Saturday, March 10, 2018

duct tape to the rescue

IMG_2528.JPG
Maybe I needed chocolate, a glass of wine or a nap. My nerves of steel frayed this past week. I missed my old self. I told my massage therapist that I loved salsa, flamenco and tango dance and had planned going back to dance for the new year; get on a new groove. Chiro says no dancing for a bit. The Universe thought it best that I slow down.
I have nothing against slowing down. I wish I didn't have to hurt so much.
Wednesday morning started with an MRI, lying very very still inside a loud machine that whirled and howled with sound. Three scans at 15 minutes each. It was surreal. Imagine the muppets, Beaker and Animal in robot versions talking and playing didgeridoo for a 45 minute concert.
A part of me is still in disbelief...
I'm feeling hurt from something that happened in December????
My Wednesday appointments didn't allow for time to grab lunch so I began my teaching day on an empty stomach and a mind full of self-pity. I broke down in tears during my commute. It was the first time I cried since the accident. Me! Crying! My world is definitely upside down.

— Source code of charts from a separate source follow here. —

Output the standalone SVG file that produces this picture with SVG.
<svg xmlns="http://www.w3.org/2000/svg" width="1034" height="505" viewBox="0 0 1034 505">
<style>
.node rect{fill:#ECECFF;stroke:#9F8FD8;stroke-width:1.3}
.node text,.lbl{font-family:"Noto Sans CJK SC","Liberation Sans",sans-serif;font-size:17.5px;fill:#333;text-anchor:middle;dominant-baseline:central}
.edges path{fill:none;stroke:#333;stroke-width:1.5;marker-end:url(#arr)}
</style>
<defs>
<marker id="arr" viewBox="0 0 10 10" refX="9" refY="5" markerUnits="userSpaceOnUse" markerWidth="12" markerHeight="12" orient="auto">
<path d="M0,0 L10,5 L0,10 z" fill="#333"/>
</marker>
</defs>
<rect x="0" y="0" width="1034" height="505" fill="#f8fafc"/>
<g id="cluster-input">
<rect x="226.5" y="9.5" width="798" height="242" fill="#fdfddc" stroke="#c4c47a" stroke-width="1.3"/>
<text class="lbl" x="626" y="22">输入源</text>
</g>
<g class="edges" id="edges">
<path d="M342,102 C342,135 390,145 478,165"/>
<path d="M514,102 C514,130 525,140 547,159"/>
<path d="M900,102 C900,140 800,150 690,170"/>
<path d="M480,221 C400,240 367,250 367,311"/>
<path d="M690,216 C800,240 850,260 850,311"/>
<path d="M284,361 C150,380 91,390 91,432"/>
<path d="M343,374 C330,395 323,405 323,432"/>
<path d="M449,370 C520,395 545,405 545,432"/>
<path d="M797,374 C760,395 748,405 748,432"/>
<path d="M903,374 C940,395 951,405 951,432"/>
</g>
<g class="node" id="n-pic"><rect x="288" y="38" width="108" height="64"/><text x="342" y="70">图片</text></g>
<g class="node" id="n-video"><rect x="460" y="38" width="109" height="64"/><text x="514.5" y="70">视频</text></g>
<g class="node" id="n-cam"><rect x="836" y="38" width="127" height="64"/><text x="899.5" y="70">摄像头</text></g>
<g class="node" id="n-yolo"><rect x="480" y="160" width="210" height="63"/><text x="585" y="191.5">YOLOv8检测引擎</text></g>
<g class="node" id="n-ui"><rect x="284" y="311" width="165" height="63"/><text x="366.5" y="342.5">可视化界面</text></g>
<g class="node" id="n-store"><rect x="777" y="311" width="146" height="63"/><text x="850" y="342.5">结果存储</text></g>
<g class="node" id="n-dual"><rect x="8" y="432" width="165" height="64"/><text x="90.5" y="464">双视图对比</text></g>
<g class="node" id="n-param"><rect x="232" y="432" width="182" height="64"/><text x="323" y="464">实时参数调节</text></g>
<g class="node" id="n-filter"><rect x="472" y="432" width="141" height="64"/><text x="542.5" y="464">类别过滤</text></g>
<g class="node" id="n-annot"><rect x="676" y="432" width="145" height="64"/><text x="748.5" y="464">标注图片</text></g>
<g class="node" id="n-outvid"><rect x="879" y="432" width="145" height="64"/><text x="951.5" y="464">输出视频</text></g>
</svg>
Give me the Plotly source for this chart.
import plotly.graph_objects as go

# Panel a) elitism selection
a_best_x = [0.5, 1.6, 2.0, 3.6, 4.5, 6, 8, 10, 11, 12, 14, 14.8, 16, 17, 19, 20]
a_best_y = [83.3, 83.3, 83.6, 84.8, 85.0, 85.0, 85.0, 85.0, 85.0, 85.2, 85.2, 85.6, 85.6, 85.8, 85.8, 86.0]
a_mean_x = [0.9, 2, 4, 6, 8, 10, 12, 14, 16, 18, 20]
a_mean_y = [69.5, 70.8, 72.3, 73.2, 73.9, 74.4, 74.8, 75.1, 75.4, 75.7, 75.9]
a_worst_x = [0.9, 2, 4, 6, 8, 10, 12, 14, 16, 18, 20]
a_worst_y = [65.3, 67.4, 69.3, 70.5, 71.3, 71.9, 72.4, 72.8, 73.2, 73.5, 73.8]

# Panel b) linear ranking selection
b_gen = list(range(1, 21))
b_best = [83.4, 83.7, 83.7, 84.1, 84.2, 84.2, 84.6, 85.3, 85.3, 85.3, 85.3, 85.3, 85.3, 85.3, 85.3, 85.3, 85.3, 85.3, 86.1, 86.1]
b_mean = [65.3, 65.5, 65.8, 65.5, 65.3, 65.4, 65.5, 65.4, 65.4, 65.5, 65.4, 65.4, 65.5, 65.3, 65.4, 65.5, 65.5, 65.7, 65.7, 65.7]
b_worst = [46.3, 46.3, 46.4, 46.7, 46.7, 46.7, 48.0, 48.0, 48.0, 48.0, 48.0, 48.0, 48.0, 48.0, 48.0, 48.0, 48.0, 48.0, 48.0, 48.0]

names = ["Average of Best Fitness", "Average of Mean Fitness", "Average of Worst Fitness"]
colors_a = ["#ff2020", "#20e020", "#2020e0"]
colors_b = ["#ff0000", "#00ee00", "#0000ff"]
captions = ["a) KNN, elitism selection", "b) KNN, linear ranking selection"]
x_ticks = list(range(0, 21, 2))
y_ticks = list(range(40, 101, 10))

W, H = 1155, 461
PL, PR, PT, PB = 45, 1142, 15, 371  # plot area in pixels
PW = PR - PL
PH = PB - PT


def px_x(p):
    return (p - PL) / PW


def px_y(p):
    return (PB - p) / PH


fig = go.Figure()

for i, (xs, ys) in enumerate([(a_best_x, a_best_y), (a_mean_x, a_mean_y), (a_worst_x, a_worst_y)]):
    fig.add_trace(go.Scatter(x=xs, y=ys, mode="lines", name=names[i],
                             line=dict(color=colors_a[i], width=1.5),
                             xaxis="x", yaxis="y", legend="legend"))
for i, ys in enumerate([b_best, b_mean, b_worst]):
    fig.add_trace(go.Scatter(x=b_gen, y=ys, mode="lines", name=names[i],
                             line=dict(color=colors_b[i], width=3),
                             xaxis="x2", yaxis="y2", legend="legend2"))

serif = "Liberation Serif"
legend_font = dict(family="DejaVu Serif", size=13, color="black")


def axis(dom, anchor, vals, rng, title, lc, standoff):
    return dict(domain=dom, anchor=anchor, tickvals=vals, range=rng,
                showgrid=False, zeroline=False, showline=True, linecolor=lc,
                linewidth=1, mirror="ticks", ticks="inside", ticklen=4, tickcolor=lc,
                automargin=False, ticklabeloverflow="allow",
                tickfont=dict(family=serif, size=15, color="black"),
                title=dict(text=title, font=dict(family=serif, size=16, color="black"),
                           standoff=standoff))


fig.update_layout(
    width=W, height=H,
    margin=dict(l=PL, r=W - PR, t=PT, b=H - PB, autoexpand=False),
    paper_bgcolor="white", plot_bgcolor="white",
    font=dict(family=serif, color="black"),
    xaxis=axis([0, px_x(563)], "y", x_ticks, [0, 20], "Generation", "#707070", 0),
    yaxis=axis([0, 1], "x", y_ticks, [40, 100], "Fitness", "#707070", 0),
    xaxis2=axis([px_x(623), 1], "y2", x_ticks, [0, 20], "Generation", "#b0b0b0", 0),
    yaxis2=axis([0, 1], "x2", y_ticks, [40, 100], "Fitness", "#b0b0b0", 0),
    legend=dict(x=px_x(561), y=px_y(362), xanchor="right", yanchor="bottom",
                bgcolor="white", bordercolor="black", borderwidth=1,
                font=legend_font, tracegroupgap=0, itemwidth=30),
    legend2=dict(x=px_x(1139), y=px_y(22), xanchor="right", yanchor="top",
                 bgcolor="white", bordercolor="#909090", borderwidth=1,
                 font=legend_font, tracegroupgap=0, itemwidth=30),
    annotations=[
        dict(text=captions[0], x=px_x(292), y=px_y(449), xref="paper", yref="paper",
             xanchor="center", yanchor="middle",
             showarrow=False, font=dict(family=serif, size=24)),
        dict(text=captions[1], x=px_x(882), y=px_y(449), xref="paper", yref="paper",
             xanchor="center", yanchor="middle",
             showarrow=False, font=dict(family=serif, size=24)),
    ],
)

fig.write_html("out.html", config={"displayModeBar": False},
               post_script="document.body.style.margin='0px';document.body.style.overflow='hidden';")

I didn't feel as terrible last week. What have I done differently this week? I'm brainstorming here how to hack my body. I wore high heels one day for a couple of hours. Was that it? I finally found a roommate. Perhaps, I did not have time to feel as much pain because the stress of interviewing people masked it?? What's different? The weather???

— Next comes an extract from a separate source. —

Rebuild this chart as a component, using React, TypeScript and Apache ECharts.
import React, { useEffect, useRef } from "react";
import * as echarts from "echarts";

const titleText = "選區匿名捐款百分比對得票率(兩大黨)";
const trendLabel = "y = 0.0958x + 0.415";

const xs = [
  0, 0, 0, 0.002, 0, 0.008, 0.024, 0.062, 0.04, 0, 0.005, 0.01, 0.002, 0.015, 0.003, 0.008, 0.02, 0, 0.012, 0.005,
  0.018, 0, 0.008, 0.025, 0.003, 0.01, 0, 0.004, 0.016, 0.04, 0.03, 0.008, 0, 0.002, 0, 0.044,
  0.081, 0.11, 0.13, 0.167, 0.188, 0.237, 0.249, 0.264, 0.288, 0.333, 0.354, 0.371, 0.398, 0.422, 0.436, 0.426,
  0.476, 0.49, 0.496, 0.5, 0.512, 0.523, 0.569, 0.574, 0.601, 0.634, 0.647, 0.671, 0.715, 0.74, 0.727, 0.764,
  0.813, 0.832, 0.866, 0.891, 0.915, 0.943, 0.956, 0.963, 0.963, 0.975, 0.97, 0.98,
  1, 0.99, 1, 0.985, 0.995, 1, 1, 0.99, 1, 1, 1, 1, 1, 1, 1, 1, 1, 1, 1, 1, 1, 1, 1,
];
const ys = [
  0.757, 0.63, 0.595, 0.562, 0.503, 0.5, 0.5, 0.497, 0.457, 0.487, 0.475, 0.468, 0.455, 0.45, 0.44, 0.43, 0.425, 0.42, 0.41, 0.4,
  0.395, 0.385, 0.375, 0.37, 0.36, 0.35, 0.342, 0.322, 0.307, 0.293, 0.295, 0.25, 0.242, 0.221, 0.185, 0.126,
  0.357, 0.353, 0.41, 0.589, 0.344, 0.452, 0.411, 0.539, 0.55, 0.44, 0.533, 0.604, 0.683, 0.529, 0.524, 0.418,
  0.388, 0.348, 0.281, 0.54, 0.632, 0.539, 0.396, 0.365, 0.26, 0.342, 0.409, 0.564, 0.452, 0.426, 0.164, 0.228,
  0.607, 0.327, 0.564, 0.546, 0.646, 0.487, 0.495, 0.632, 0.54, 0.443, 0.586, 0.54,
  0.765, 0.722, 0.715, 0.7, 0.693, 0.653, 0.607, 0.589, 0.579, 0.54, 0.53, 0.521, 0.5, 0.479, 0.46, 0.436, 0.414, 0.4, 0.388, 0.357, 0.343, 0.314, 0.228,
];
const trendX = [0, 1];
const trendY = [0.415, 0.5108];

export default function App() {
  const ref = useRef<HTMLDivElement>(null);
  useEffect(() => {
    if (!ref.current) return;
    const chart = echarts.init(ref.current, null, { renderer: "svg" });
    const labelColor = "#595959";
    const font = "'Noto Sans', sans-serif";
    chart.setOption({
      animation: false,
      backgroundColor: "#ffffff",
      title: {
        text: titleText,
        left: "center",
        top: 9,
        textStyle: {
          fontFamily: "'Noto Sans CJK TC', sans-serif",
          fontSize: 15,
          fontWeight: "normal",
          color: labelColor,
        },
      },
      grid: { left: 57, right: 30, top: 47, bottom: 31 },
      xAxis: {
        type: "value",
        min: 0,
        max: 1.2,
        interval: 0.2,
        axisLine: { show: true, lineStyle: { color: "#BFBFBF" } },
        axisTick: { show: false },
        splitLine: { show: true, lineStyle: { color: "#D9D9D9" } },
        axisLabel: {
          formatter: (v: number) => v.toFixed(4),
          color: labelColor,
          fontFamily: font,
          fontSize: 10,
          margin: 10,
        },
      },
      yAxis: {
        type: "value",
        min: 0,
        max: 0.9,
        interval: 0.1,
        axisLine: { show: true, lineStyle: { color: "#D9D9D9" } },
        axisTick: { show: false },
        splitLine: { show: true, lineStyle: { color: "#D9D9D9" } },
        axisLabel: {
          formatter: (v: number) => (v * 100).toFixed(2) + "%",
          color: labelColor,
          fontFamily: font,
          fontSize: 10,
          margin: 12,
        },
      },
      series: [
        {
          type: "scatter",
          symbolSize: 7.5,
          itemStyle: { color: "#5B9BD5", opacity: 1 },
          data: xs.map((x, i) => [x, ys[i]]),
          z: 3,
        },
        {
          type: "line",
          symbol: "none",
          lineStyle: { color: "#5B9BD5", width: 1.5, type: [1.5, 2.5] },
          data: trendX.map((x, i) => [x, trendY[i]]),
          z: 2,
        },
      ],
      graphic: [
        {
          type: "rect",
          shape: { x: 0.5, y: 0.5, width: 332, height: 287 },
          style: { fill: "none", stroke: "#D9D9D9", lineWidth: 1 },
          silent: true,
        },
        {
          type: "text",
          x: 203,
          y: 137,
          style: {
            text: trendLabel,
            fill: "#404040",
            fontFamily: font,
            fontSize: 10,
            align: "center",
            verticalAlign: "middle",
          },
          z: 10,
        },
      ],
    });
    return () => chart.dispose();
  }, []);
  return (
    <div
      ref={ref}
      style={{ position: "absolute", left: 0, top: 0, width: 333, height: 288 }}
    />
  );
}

I didn't cancel my Friday night date. I hadn't mentioned being in a car accident. Too many more interesting things to talk about like bitcoin! We met for sushi and had a good time getting to know each other. He knew nothing of bitcoin and has never heard the word "blockchain" but he was sweet and kind.
He undestood pain can be annoying and that some people like to keep their complaining to a minimum so that they can soldier on with life.

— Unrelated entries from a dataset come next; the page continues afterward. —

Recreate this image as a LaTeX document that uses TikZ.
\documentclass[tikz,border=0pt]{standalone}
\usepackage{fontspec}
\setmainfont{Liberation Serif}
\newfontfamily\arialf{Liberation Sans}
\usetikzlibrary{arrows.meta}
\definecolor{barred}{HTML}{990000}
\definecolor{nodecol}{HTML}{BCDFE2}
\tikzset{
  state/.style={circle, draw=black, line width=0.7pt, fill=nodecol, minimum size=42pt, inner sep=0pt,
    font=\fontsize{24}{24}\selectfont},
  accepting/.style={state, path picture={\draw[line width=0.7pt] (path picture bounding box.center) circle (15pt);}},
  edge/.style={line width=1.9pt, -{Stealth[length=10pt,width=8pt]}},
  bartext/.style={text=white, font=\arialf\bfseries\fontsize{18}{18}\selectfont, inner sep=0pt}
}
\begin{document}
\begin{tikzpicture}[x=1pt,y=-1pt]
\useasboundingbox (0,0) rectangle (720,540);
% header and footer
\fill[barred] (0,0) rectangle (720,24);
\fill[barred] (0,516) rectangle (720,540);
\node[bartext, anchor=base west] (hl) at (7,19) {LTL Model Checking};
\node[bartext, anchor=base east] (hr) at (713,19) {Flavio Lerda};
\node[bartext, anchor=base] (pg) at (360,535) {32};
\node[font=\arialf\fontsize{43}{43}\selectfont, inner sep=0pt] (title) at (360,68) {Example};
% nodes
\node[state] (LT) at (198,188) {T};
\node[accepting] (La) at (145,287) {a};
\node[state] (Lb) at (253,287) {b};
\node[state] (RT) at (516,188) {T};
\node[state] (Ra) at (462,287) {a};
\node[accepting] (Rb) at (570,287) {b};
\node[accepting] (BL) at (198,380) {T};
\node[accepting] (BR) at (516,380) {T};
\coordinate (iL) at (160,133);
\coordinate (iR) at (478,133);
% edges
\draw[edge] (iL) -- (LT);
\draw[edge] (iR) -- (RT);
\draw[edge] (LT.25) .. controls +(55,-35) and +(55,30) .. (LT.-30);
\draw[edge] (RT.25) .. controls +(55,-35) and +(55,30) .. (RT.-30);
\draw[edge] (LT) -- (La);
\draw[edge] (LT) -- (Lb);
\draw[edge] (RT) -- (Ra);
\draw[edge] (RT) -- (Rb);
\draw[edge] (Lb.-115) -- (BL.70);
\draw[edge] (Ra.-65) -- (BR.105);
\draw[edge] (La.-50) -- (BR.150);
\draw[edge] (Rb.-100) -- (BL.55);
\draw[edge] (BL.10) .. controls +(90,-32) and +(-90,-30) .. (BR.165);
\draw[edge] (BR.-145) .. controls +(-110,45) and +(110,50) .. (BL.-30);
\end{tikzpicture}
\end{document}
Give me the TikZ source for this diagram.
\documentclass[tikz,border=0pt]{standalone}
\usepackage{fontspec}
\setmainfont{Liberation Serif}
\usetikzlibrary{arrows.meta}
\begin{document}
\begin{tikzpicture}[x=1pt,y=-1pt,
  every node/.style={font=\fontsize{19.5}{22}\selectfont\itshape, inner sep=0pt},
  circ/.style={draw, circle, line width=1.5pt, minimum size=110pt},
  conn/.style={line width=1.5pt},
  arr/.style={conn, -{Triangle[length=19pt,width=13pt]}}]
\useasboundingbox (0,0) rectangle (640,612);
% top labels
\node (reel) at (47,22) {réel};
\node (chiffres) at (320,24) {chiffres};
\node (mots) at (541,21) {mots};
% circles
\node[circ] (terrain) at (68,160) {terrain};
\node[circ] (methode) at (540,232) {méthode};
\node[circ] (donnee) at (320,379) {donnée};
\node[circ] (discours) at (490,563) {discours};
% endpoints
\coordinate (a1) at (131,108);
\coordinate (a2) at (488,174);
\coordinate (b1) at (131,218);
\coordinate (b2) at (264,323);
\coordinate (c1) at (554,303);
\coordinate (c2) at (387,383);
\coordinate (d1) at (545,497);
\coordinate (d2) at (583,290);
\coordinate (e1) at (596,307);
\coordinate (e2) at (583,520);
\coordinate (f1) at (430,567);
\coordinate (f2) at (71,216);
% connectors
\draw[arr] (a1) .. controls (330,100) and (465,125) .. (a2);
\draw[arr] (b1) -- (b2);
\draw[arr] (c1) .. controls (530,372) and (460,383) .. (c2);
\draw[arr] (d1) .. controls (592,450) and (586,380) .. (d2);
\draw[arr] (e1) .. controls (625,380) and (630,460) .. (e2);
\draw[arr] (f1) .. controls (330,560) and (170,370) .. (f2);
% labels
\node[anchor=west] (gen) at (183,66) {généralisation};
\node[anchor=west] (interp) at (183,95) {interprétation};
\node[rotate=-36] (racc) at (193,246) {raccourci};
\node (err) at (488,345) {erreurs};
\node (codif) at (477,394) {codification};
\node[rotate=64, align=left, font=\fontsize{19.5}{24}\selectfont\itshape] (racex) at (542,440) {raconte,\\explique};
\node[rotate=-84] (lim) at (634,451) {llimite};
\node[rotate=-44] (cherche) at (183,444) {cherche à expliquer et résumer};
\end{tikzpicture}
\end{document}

My date was, after all, a stage combat instructor; a stunt guy. Stunt people are a special breed. I once met a guy who duct taped himself so he can continue filming. I have friends who light themselves on fire, drive monster cars, and roll down stairs while wearing high heels all in a day's work. These folks literally smile through the punches.
I called it a night before 10pm. I needed to soak in the tub, rest, duct tape myself.
I wore a corset the next day and found it gave my back support. Yay. Pain managed for a day; inspired by remembering a friend who duct taped himself. I played the piano for a couple of hours and restored a piece of my spirit.
I hope I enjoy another good day at the piano today. Time to duct tape (corset) myself.